📝 エピソード概要
本エピソードでは、運動嫌いな人でも自然と体が動くようになるための「環境設計」について、東京大学准教授の鎌田真光先生をゲストに迎え、公衆衛生学の視点から議論します。子供の集団登校から大人の職場環境、個人の足元の改革に至るまで、具体的な環境づくり事例を紹介。特に、鎌田先生が世界で初めて科学的に検証・成功させた地域ぐるみの運動促進プロジェクトの裏側や、「健康のため」以外の目的で行動変容を促す重要性について深掘りしています。
🎯 主要なトピック
- 子供の身体活動を支える日本の環境: 学校の設置基準や集団登校、地域の見守り活動など、日本の子供の徒歩通学率が世界トップレベルである背景にある、社会全体の仕組みを解説しました。
- 世界の最先端としての「ウォーキングスクールバス」: 日本では当たり前の集団登校が、欧米では「ウォーキングスクールバス」という取り組み名で、安全面と運動促進のために注目されている事例を紹介しました。
- 大人世代(働く世代)の運動を促す環境づくり: 企業が駐輪場やシャワールームを整備することで運動通勤を奨励できることや、個人レベルでは「靴」をスニーカー通勤など歩きやすいものに変えることの有効性を議論しました。
- 運動を継続させる「仲間づくり」と「誘い」の重要性: 家族や友人を誘うことで、自分のモチベーション維持だけでなく、誘われた相手の運動開始のきっかけにもなるという、社会的な環境設計の側面を強調しました。

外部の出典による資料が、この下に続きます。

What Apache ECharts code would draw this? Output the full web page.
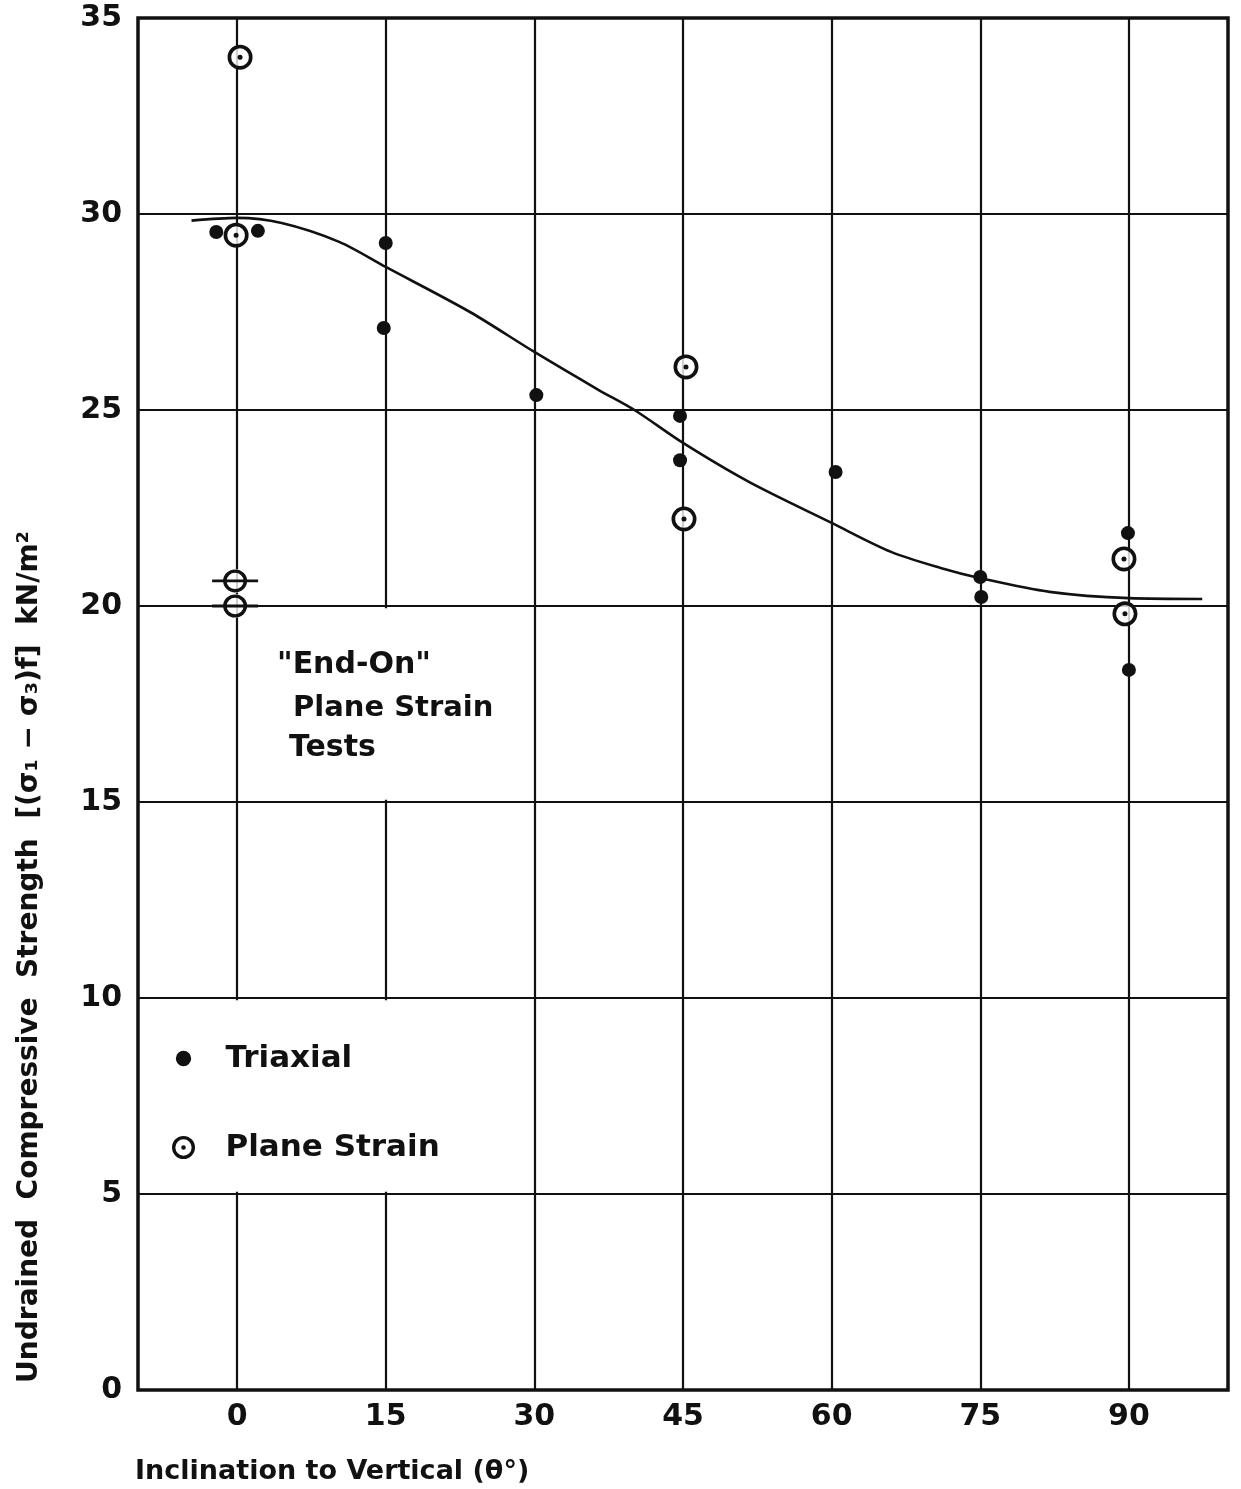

- 世界初の成功事例となった地域運動促進プロジェクト: 鎌田先生が島根県雲南市で実施した、クラスターランダム化比較試験に基づく地域介入が、住民の運動量を増やした世界初の成功例であることを解説しました。
- 行動変容に必要な期間と多面的なアプローチ: 運動促進は短期では効果が出にくく、雲南市や藤沢市の事例から、政策としても5年間の継続的な取り組みが重要であるという科学的な知見が示されました。
- 「健康」を隠す運動促進戦略: 「健康のため」ではなく、野球ファン向けに「パ・リーグを楽しむため」として歩行を促した「パ・リーグウォーク」など、目的をエンターテイメントにすることで行動変容を促す方法を紹介しました。
💡 キーポイント
- 運動不足解消のためには、個人の努力よりも、自然と体が動くような環境設計(エンバイロメント)が決定的に重要である。
- 日本の集団登校や登校時の見守り活動は、子供の安全だけでなく、意図せず子供の身体活動量を高める世界的な最先端の仕組みとして機能している。
- 地域の大人を巻き込む際は、「防犯・社会貢献」など健康以外の動機付けが、特に高齢男性などの行動変容に有効である。
- 企業や個人ができる環境整備として、通勤のしやすい環境(駐輪場、シャワー)や、足元の環境(歩きやすい靴)を変えることが、運動量を増やす大きな一歩となる。
- 世界初の成功例となった地域ぐるみの運動促進プロジェクトから、効果的な行動変容には、情報提供、教育、サポート環境の多面的な取り組みと5年程度の長期継続が必要であることが科学的に証明された。
- 鎌田先生は、環境問題(地球温暖化)への関心とスポーツ科学が結びつき、「環境と人の行動」を研究する公衆衛生学のトレンド領域に進んだ。